Increased levels of CK also can be found in viral myositis and hypothyroidism. Higher than normal CPK levels is indicative of the following conditions:


Serum CKMB levels are tested to check for myocardial injury. It is another important cardiac marker. The primary source of CKMB is myocardium although it is also found in skeletal muscle. Typically CKMB tests have now been replaced by Troponin test. But in cases of abnormal Troponin assay results or suspected re-infarction in the hospital, the CKMB serum test is still used.

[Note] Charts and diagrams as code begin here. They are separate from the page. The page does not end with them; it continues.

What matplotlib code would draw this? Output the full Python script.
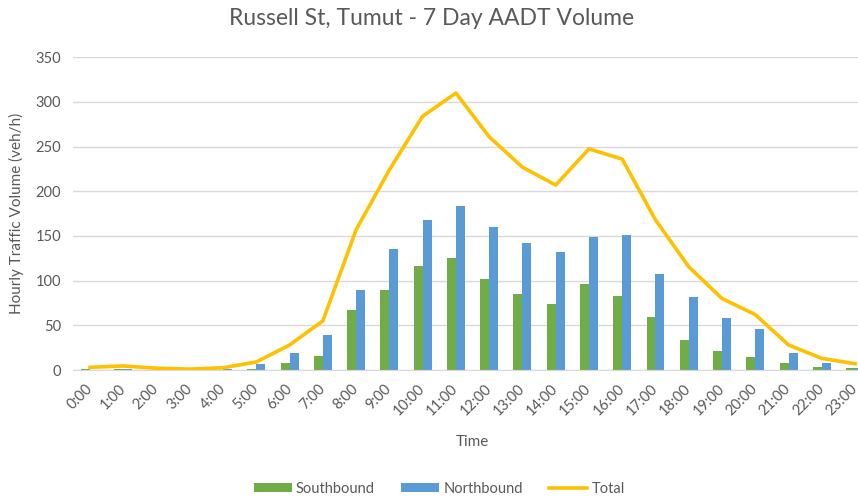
import numpy as np
import matplotlib.pyplot as plt

hours = [f'{h}:00' for h in range(24)]
southbound = [1, 1, 0.5, 0.3, 0.5, 1, 7.5, 15.5, 67, 90, 116, 125,
              102, 85, 73.5, 96, 83, 59, 33.5, 21.5, 14, 7.5, 3.7, 2]
northbound = [0.5, 1, 0.5, 0.3, 1.5, 7, 19, 39, 89, 135, 168, 184,
              160, 142, 132, 149, 151, 108, 82, 58, 45.5, 19, 7.5, 2.5]
total = [3, 4.5, 2, 1, 2.5, 9, 28, 55, 157, 224, 284, 310,
         261, 227, 207, 247.5, 236, 168, 115.5, 80, 62, 28, 13, 7]

plt.rcParams['font.family'] = ['Lato', 'DejaVu Sans']
txt = '#595959'

fig = plt.figure(figsize=(8.58, 5.01), dpi=100)
ax = fig.add_axes([73.4 / 858, 131 / 501, 798.3 / 858, 312.7 / 501])

x = np.arange(len(hours))
w = 0.27
b1 = ax.bar(x - w / 2, southbound, w, color='#70AD47', label='Southbound', zorder=2)
b2 = ax.bar(x + w / 2, northbound, w, color='#5B9BD5', label='Northbound', zorder=2)
l1, = ax.plot(x, total, color='#FFC000', lw=2.6, label='Total', zorder=3,
              solid_joinstyle='round')

ax.set_xlim(-0.5, 23.5)
ax.set_ylim(0, 350)
ax.set_yticks(range(0, 351, 50))
ax.yaxis.grid(True, color='#D9D9D9', lw=1)
ax.set_axisbelow(True)
for s in ['top', 'right', 'left']:
    ax.spines[s].set_visible(False)
ax.spines['bottom'].set_color('#D9D9D9')
ax.tick_params(length=0, colors=txt, labelsize=10.5)
ax.tick_params(axis='y', pad=9)
ax.set_xticks(x)
ax.set_xticklabels(hours, rotation=45, ha='right', va='center',
                   rotation_mode='anchor')
ax.tick_params(axis='x', pad=12)

ax.set_xlabel('Time', color=txt, fontsize=11, labelpad=12)
ax.set_ylabel('Hourly Traffic Volume (veh/h)', color=txt, fontsize=11,
              labelpad=8)
fig.text(0.503, 0.963, 'Russell St, Tumut - 7 Day AADT Volume', ha='center',
         va='center', fontsize=16.5, color=txt)

fig.legend([b1, b2, l1], ['Southbound', 'Northbound', 'Total'],
           loc='center', bbox_to_anchor=(0.512, 0.024), ncol=3, frameon=False,
           fontsize=10.5, labelcolor=txt, handlelength=2.6, handleheight=0.55,
           columnspacing=1.8, handletextpad=0.3)

fig.savefig('out.png', dpi=100)
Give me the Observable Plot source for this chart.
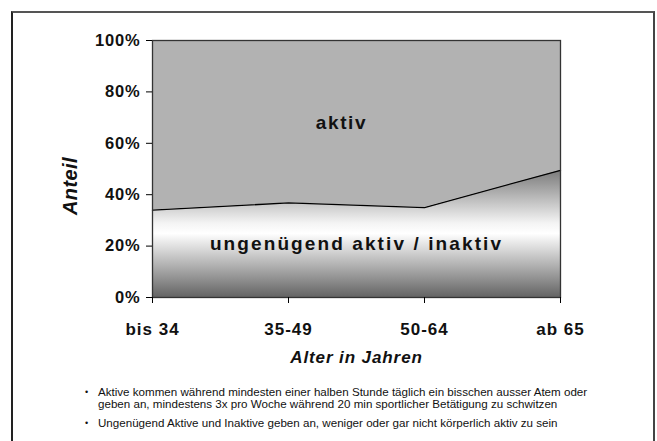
<!DOCTYPE html>
<html>
<head>
<meta charset="utf-8">
<script src="https://cdn.jsdelivr.net/npm/d3@7"></script>
<script src="https://cdn.jsdelivr.net/npm/@observablehq/plot@0.6"></script>
<style>
  html, body { margin: 0; padding: 0; background: #fff; }
  body { width: 657px; height: 441px; position: relative; overflow: hidden; font-family: "Liberation Sans", Arial, sans-serif; }
  #border { position: absolute; left: 11px; top: 11px; width: 640px; height: 460px; border-left: 2px solid #222; border-top: 2px solid #555; border-right: 2px solid #444; }
  #chart { position: absolute; left: 0; top: 0; }
  #notes { position: absolute; left: 85px; top: 386px; width: 520px; font-size: 11.6px; line-height: 12.3px; color: #111; }
  #notes .item { position: relative; padding-left: 13px; margin-bottom: 6px; }
  #notes .item::before { content: "•"; position: absolute; left: 0; top: 0; font-size: 9px; }
  #defs { position: absolute; width: 0; height: 0; }
</style>
</head>
<body>
<svg id="defs" width="0" height="0">
  <defs>
    <linearGradient id="inactGrad" x1="0" y1="0" x2="0" y2="1">
      <stop offset="0" stop-color="#7a7a7a"/>
      <stop offset="0.42" stop-color="#f4f4f4"/>
      <stop offset="0.5" stop-color="#ffffff"/>
      <stop offset="1" stop-color="#646464"/>
    </linearGradient>
  </defs>
</svg>
<div id="border"></div>
<div id="chart"></div>
<div id="notes"></div>
<script>
// ---- data ----
const ageGroups = ["bis 34", "35-49", "50-64", "ab 65"];
const inactiveShare = [34, 36.8, 35, 49.5];   // % ungenügend aktiv / inaktiv (rest = aktiv)
const yTicks = [0, 20, 40, 60, 80, 100];
const activeLabel = ["aktiv"];
const inactiveLabel = ["ungenügend aktiv / inaktiv"];
const yTitle = ["Anteil"];
const xTitle = ["Alter in Jahren"];
const footnotes = [
  "Aktive kommen während mindesten einer halben Stunde täglich ein bisschen ausser Atem oder geben an, mindestens 3x pro Woche während 20 min sportlicher Betätigung zu schwitzen",
  "Ungenügend Aktive und Inaktive geben an, weniger oder gar nicht körperlich aktiv zu sein"
];

const rows = ageGroups.map((a, i) => ({age: a, v: inactiveShare[i]}));
const font = "Liberation Sans, Arial, sans-serif";

const chart = Plot.plot({
  width: 657,
  height: 375,
  marginLeft: 152,
  marginRight: 97,
  marginTop: 40,
  marginBottom: 78,
  style: {fontFamily: font, background: "transparent", color: "#000"},
  x: {type: "point", domain: ageGroups, padding: 0},
  y: {domain: [0, 100]},
  marks: [
    Plot.areaY(rows, {x: "age", y1: "v", y2: 100, fill: "#b2b2b2"}),
    Plot.areaY(rows, {x: "age", y1: 0, y2: "v", fill: "url(#inactGrad)"}),
    Plot.lineY(rows, {x: "age", y: "v", stroke: "#000", strokeWidth: 1.3}),
    Plot.frame({stroke: "#333", strokeWidth: 1.3}),
    Plot.axisY({ticks: yTicks, tickSize: 6, tickPadding: 6, tickFormat: d => d + "%", label: null,
      fontSize: 16.5, fontWeight: "bold", fill: "#111"}),
    Plot.axisX({tickSize: 6, tickPadding: 19, label: null, fontSize: 17, fontWeight: "bold", fill: "#111"}),
    Plot.text(activeLabel, {frameAnchor: "top", lineAnchor: "middle", dx: -15, dy: 82, fontSize: 19, fontWeight: "bold", fill: "#111"}),
    Plot.text(inactiveLabel, {frameAnchor: "top", lineAnchor: "middle", dx: 0, dy: 203, fontSize: 19, fontWeight: "bold", fill: "#111"}),
    Plot.text(yTitle, {frameAnchor: "left", textAnchor: "middle", lineAnchor: "middle", dx: -82, dy: 17, rotate: -90, fontSize: 20, fontWeight: "bold", fontStyle: "italic", fill: "#111"}),
    Plot.text(xTitle, {frameAnchor: "bottom", lineAnchor: "middle", dx: 0, dy: 60, fontSize: 17, fontWeight: "bold", fontStyle: "italic", fill: "#111"})
  ]
});
document.getElementById("chart").appendChild(chart);

// letter spacing to mimic the wide original lettering
d3.select(chart).selectAll("g[aria-label='y-axis tick label'] text").style("letter-spacing", "0.8px");
d3.select(chart).selectAll("g[aria-label='x-axis tick label'] text").style("letter-spacing", "1px");
d3.select(chart).selectAll("g[aria-label='text'] text").style("letter-spacing", function() {
  const t = this.textContent;
  if (t === activeLabel[0]) return "1.6px";
  if (t === inactiveLabel[0]) return "2.1px";
  if (t === xTitle[0]) return "0.9px";
  return "0.4px";
});

const notes = d3.select("#notes");
footnotes.forEach(f => notes.append("div").attr("class", "item").text(f));
</script>
</body>
</html>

High levels of CK MB are noticed in cases of polymyositis and rhabdomyolysis. Patients suffering pulmonary embolism, hypothyroidism, and muscular dystrophy or carbon monoxide poisoning can also show higher levels of serum CKMB. The reference range is about 56.2 pg/mL.

ANA blood test

Antinuclear antibodies (ANA) refer to the unusual antibodies that are detectable in the blood. ANA are gamma-globulins type of antibodies that are found in patients with certain autoimmune diseases. ANA are directed against certain components found in the nucleus of a cell in the body. These antibodies have the capacity of binding certain structures within the nucleus of the cells. The ANA test was first designed by Dr.George Friou in 1957. The laboratory blood test exposes the antibodies in the serum of the blood to cells. It is then determined whether or not antibodies are present that react to various parts of the nucleus of cells. Hence the term 'anti-nuclear' antibody is used.

Fluorescence techniques are adopted to detect the ANA antibodies in the cells. Thus ANA testing is sometimes referred to as fluorescent antinuclear antibody test (FANA). Nowadays, a method to detect antinuclear antibodies called enzyme linked immunosorbent assay (ELISA) is replacing the previous method of immunofluorescent assay technique. The ELISA method is less likely to produce false positive ANA result than the previous method.

Patterns also give doctors a clue as to the type of illness to look for while evaluating a patient. For instance, the disease Scleroderma shows in nucleolar pattern. If a person does not have any autoimmune disease, it is defined in speckled pattern. An ANA blood test is used in patients who might be suffering from Sjogren's syndrome, rheumatoid arthritis, polymyositis, scleroderma, Hashimoto's thyroiditis, juvenile diabetes mellitus, Addison's disease, vitiligo, pernicious anemia, glomerulonephritis and pulmonary fibrosis. ANA can also be found in patients with conditions that are not considered autoimmune diseases such as chronic infections and cancer.

The result of the ANA test is expressed in titers. A titer of 1 to 80 (1:80) means that antibodies could be last detected when 1 part of the blood sample was diluted by 80 parts of another liquid. Usually this other liquid is a diluted salt solution. A larger second number indicates that the antibodies are present in greater concentration. Therefore a titer of 1 to 320 indicated higher concentration of antibodies in the blood than a titer of 1 to 80. The normal values of ANA blood test is : Titer below 1: 20 or 1:40 depending on the test method used.

Positive ANA test result is suggestive of autoimmune disease. It can also mean that the patient has drug induced lupus. Some drugs and infections can also induce false positive ANA test results. Steroids can cause a false-negative result. Medications, especially antibiotics such as isoniazid, penicillin, and tetracycline, birth control pills, lithium and some diuretics such as chlorthalidone can interfere with the test and affect the accuracy of the ANA test result.